La differenza, secondo loro, è nell’approccio. Una delle qualità forse meno visibili dei creator è la loro capacità di abbattere il muro comunicativo, non solo con gli utenti, ma anche con chi fa parte direttamente del mondo dello sport-spettacolo. «Se ci dai un cellulare in mano, noi siamo capaci di raccontarti un evento, una partita, una giornata con uno sportivo», dice Mandarò. Gli fa eco Danese: «Se incontro Bellingham fuori dal Bernabéu, magari ho 10 secondi per fare un contenuto e lo faccio col mio cellulare. Se invece gli fai domande seriose, magari si rompe le palle. I calciatori hanno la nostra età. Devi avere un equilibrio con loro». Aggiunge Cariglia: «Credo che loro in noi vedano degli alleati dal punto di vista calcistico e comunicativo. Tra giocatori di A e B sono sempre più numerosi quelli che mi seguono. Mi gratifica».

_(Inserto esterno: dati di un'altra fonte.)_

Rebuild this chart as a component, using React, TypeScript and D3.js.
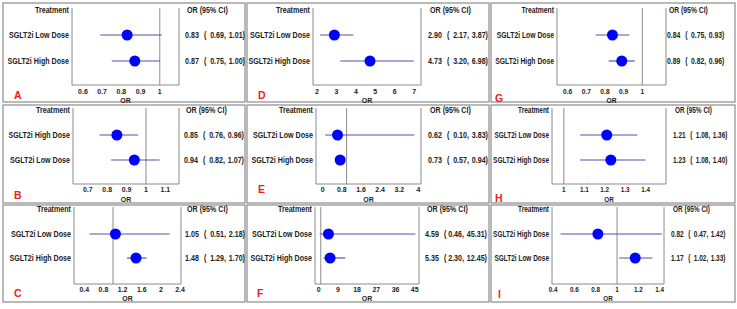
import * as d3 from 'd3'
import React from 'react'

// panels in reading order down each column
const panelIds = ['A', 'B', 'C', 'D', 'E', 'F', 'G', 'H', 'I']

const rowLabels = [
  ['SGLT2i Low Dose', 'SGLT2i High Dose'],
  ['SGLT2i High Dose', 'SGLT2i Low Dose'],
  ['SGLT2i Low Dose', 'SGLT2i High Dose'],
  ['SGLT2i Low Dose', 'SGLT2i High Dose'],
  ['SGLT2i Low Dose', 'SGLT2i High Dose'],
  ['SGLT2i Low Dose', 'SGLT2i High Dose'],
  ['SGLT2i Low Dose', 'SGLT2i High Dose'],
  ['SGLT2i Low Dose', 'SGLT2i High Dose'],
  ['SGLT2i High Dose', 'SGLT2i Low Dose']
]

const orValues = [
  [0.83, 0.87],
  [0.85, 0.94],
  [1.05, 1.48],
  [2.9, 4.73],
  [0.62, 0.73],
  [4.59, 5.35],
  [0.84, 0.89],
  [1.21, 1.23],
  [0.82, 1.17]
]
const ciLower = [
  [0.69, 0.75],
  [0.76, 0.82],
  [0.51, 1.29],
  [2.17, 3.2],
  [0.1, 0.57],
  [0.46, 2.3],
  [0.75, 0.82],
  [1.08, 1.08],
  [0.47, 1.02]
]
const ciUpper = [
  [1.01, 1.0],
  [0.96, 1.07],
  [2.18, 1.7],
  [3.87, 6.98],
  [3.83, 0.94],
  [45.31, 12.45],
  [0.93, 0.96],
  [1.36, 1.4],
  [1.42, 1.33]
]

const xDomains = [
  [0.543, 1.1],
  [0.624, 1.17],
  [0.185, 2.42],
  [1.8, 7.35],
  [-0.28, 4.11],
  [-1.7, 47],
  [0.543, 1.127],
  [0.942, 1.5],
  [0.39, 1.44]
]
const xTicks = [
  [0.6, 0.7, 0.8, 0.9, 1],
  [0.7, 0.8, 0.9, 1, 1.1],
  [0.4, 0.8, 1.2, 1.6, 2, 2.4],
  [2, 3, 4, 5, 6, 7],
  [0, 0.8, 1.6, 2.4, 3.2, 4],
  [0, 9, 18, 27, 36, 45],
  [0.6, 0.7, 0.8, 0.9, 1],
  [1, 1.1, 1.2, 1.3, 1.4],
  [0.4, 0.6, 0.8, 1, 1.2, 1.4]
]

// layout, relative to each panel box
const colX = [3, 247, 491]
const colW = [242, 242, 244]
const rowY = [3, 105, 205]
const rowH = [99, 98, 97]
const headY = [7, 5, 4]
const plotTop = [5, 3, 2]
const plotBottom = [82, 79, 79]
const rowRange = [[32, 58], [30, 55], [29, 53]]
const tickY = [88, 84.5, 84.5]
const axisTitleY = [97, 94, 93.5]
const plotLeft = [69, 70, 71, 66, 69, 68, 66, 61, 61]
const plotRight = [176, 176, 178, 174, 174, 172, 175, 175, 173]
const valueStart = [182, 181, 182, 181, 181, 178, 176, 182, 180]
const lowerEnd = [41, 41, 41, 41, 41, 39, 41, 41, 41]
const upperEnd = [60, 60, 60, 60, 60, 62, 60, 60, 60]
// horizontal squeeze of the text in each panel
const squash = [0.87, 0.87, 0.87, 0.87, 0.87, 0.87, 0.83, 0.79, 0.79]
const letterPos = [
  [11, 92], [11, 90], [11, 88],
  [11, 92], [11, 84], [10, 88],
  [4, 95], [4, 93], [7, 89]
]

const FONT = '"Liberation Sans", Arial, sans-serif'
const fmt = (v: number) => v.toFixed(2)
const tickFmt = (v: number) => String(+v.toFixed(2))

const T = ({ x, y, anchor = 'start', size = 8.2, sx = 0.87, fill = '#222', children }: any) => (
  <text
    transform={`translate(${x},${y}) scale(${sx},1)`}
    textAnchor={anchor}
    dominantBaseline="central"
    fontSize={size}
    fontWeight="bold"
    fill={fill}
  >
    {children}
  </text>
)

function Panel({ i }: { i: number }) {
  const col = Math.floor(i / 3)
  const row = i % 3
  const x0 = colX[col]
  const y0 = rowY[row]
  const w = colW[col]
  const h = rowH[row]
  const pl = plotLeft[i]
  const pr = plotRight[i]
  const top = plotTop[row]
  const bottom = plotBottom[row]
  const sx = squash[i]
  const k = sx / 0.87

  const x = d3.scaleLinear().domain(xDomains[i]).range([pl, pr])
  const y = d3.scalePoint().domain(rowLabels[i]).range(rowRange[row])
  const vs = valueStart[i]

  return (
    <g transform={`translate(${x0},${y0})`} fontFamily={FONT}>
      <rect x={0} y={0} width={w} height={h} fill="#fff" stroke="#8c8c8c" strokeWidth={1.2} />
      <T x={pl - 3} y={headY[row]} anchor="end" sx={sx}>Treatment</T>
      <T x={vs + 2} y={headY[row]} sx={sx}>OR (95% CI)</T>
      {/* plot frame, open at the top */}
      <path d={`M${pl},${top}V${bottom}H${pr}V${top}`} fill="none" stroke="#8a8a8a" strokeWidth={1} />
      {x.domain()[0] < 1 && x.domain()[1] > 1 && (
        <line x1={x(1)} x2={x(1)} y1={top} y2={bottom} stroke="#8a8a8a" strokeWidth={1} />
      )}
      {rowLabels[i].map((lab, j) => {
        const cy = y(lab) as number
        return (
          <g key={lab}>
            <T x={pl - 3} y={cy} anchor="end" sx={sx}>{lab}</T>
            <line x1={x(ciLower[i][j])} x2={x(ciUpper[i][j])} y1={cy} y2={cy} stroke="#5252a8" strokeWidth={1.2} />
            <circle cx={x(orValues[i][j])} cy={cy} r={5.5} fill="#0000ff" />
            <T x={vs} y={cy} sx={sx}>{fmt(orValues[i][j])}</T>
            <T x={vs + 19 * k} y={cy} sx={sx}>(</T>
            <T x={vs + lowerEnd[i] * k} y={cy} anchor="end" sx={sx}>{fmt(ciLower[i][j])},</T>
            <T x={vs + upperEnd[i] * k} y={cy} anchor="end" sx={sx}>{fmt(ciUpper[i][j])})</T>
          </g>
        )
      })}
      {xTicks[i].map(t => (
        <T key={t} x={x(t)} y={tickY[row]} anchor="middle" size={8} sx={sx}>{tickFmt(t)}</T>
      ))}
      <T x={(pl + pr) / 2} y={axisTitleY[row]} anchor="middle" size={8} sx={sx}>OR</T>
      <text x={letterPos[i][0]} y={letterPos[i][1]} dominantBaseline="central" fontSize={10.5} fontWeight="bold" fill="#ee1c1c">
        {panelIds[i]}
      </text>
    </g>
  )
}

export default function App() {
  return (
    <svg width={737} height={309} style={{ position: 'absolute', left: 0, top: 0, background: '#fff' }}>
      <rect width={737} height={309} fill="#fff" />
      {panelIds.map((id, i) => (
        <Panel key={id} i={i} />
      ))}
    </svg>
  )
}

Il loro mestiere è più intrecciato di quanto si pensi con il mondo dello sport: «Sento una responsabilità», continua Cariglia. «Sento di poter influenzare il pensiero di alcuni sulla valutazione di un giocatore o di un allenatore. Non devi essere d’accordo con me. Io ti mostro una cosa che diventa uno strumento per la tua analisi». Il rischio principale che corrono gli info-encer risiede forse nella continua evoluzione delle piattaforme, che cambiano continuamente sembianze e regole algoritmiche, influenzando le abitudini di chi ci lavora. «L’evoluzione frenetica dei social è una difficoltà», conclude Cariglia. «Ma finché sento un fuoco dentro che mi muove, è bello così. Devi continuamente aggiornarti. Io oggi sento di aver trovato una chiave per la mia comunicazione. Quando stai tanto sui social, sviluppi una sensibilità che ti permette di trovare una formula. Per ora, va bene così».